* EXERCISE DIRECTIONS *
Your task is to output the listing word for word, with pictures excluded.

* SOURCE EXCERPT *

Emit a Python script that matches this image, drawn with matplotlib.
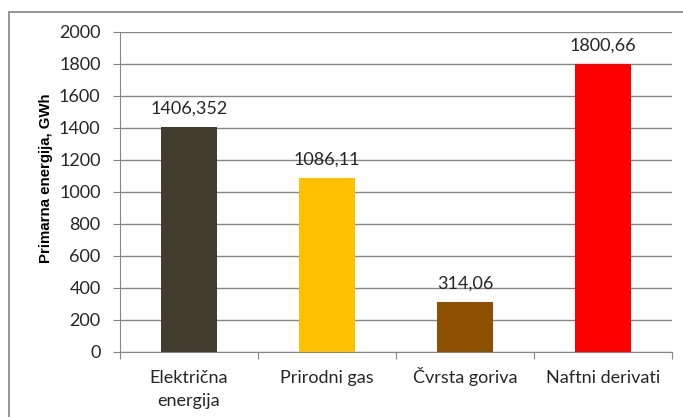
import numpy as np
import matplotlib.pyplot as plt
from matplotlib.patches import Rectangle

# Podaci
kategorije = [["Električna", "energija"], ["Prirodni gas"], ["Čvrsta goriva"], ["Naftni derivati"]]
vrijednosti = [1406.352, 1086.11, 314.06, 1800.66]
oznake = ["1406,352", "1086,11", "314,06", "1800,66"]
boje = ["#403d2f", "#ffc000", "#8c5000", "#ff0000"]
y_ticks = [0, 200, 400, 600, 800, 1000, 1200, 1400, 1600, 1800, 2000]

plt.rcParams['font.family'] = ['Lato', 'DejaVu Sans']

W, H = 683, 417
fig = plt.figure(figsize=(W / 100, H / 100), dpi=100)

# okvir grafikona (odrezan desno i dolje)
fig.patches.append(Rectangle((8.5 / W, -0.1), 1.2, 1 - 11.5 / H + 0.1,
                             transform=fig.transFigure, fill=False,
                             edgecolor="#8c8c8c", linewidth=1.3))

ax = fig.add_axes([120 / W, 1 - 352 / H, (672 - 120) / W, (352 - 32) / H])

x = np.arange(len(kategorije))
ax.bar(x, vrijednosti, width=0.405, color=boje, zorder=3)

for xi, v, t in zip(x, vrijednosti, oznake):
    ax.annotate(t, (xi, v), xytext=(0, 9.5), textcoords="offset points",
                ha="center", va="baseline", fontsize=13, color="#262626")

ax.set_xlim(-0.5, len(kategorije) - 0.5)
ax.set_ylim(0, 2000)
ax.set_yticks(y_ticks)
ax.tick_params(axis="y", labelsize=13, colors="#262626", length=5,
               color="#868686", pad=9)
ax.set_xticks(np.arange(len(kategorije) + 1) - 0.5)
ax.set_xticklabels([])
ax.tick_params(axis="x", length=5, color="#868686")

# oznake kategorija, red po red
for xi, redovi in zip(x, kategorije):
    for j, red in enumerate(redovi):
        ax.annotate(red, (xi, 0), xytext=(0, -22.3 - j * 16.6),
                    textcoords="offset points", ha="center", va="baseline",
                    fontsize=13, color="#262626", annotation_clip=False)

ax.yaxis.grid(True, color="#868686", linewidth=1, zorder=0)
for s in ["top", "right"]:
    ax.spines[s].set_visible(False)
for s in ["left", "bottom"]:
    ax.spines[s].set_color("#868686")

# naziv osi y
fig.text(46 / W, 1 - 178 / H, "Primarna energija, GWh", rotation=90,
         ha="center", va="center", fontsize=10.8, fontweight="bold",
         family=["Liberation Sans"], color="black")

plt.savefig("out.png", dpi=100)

* RESULT OF THIS TASK *
Emit a Python script that matches this image, drawn with matplotlib.
import numpy as np
import matplotlib.pyplot as plt
from matplotlib.patches import Rectangle

# Podaci
kategorije = [["Električna", "energija"], ["Prirodni gas"], ["Čvrsta goriva"], ["Naftni derivati"]]
vrijednosti = [1406.352, 1086.11, 314.06, 1800.66]
oznake = ["1406,352", "1086,11", "314,06", "1800,66"]
boje = ["#403d2f", "#ffc000", "#8c5000", "#ff0000"]
y_ticks = [0, 200, 400, 600, 800, 1000, 1200, 1400, 1600, 1800, 2000]

plt.rcParams['font.family'] = ['Lato', 'DejaVu Sans']

W, H = 683, 417
fig = plt.figure(figsize=(W / 100, H / 100), dpi=100)

# okvir grafikona (odrezan desno i dolje)
fig.patches.append(Rectangle((8.5 / W, -0.1), 1.2, 1 - 11.5 / H + 0.1,
                             transform=fig.transFigure, fill=False,
                             edgecolor="#8c8c8c", linewidth=1.3))

ax = fig.add_axes([120 / W, 1 - 352 / H, (672 - 120) / W, (352 - 32) / H])

x = np.arange(len(kategorije))
ax.bar(x, vrijednosti, width=0.405, color=boje, zorder=3)

for xi, v, t in zip(x, vrijednosti, oznake):
    ax.annotate(t, (xi, v), xytext=(0, 9.5), textcoords="offset points",
                ha="center", va="baseline", fontsize=13, color="#262626")

ax.set_xlim(-0.5, len(kategorije) - 0.5)
ax.set_ylim(0, 2000)
ax.set_yticks(y_ticks)
ax.tick_params(axis="y", labelsize=13, colors="#262626", length=5,
               color="#868686", pad=9)
ax.set_xticks(np.arange(len(kategorije) + 1) - 0.5)
ax.set_xticklabels([])
ax.tick_params(axis="x", length=5, color="#868686")

# oznake kategorija, red po red
for xi, redovi in zip(x, kategorije):
    for j, red in enumerate(redovi):
        ax.annotate(red, (xi, 0), xytext=(0, -22.3 - j * 16.6),
                    textcoords="offset points", ha="center", va="baseline",
                    fontsize=13, color="#262626", annotation_clip=False)

ax.yaxis.grid(True, color="#868686", linewidth=1, zorder=0)
for s in ["top", "right"]:
    ax.spines[s].set_visible(False)
for s in ["left", "bottom"]:
    ax.spines[s].set_color("#868686")

# naziv osi y
fig.text(46 / W, 1 - 178 / H, "Primarna energija, GWh", rotation=90,
         ha="center", va="center", fontsize=10.8, fontweight="bold",
         family=["Liberation Sans"], color="black")

plt.savefig("out.png", dpi=100)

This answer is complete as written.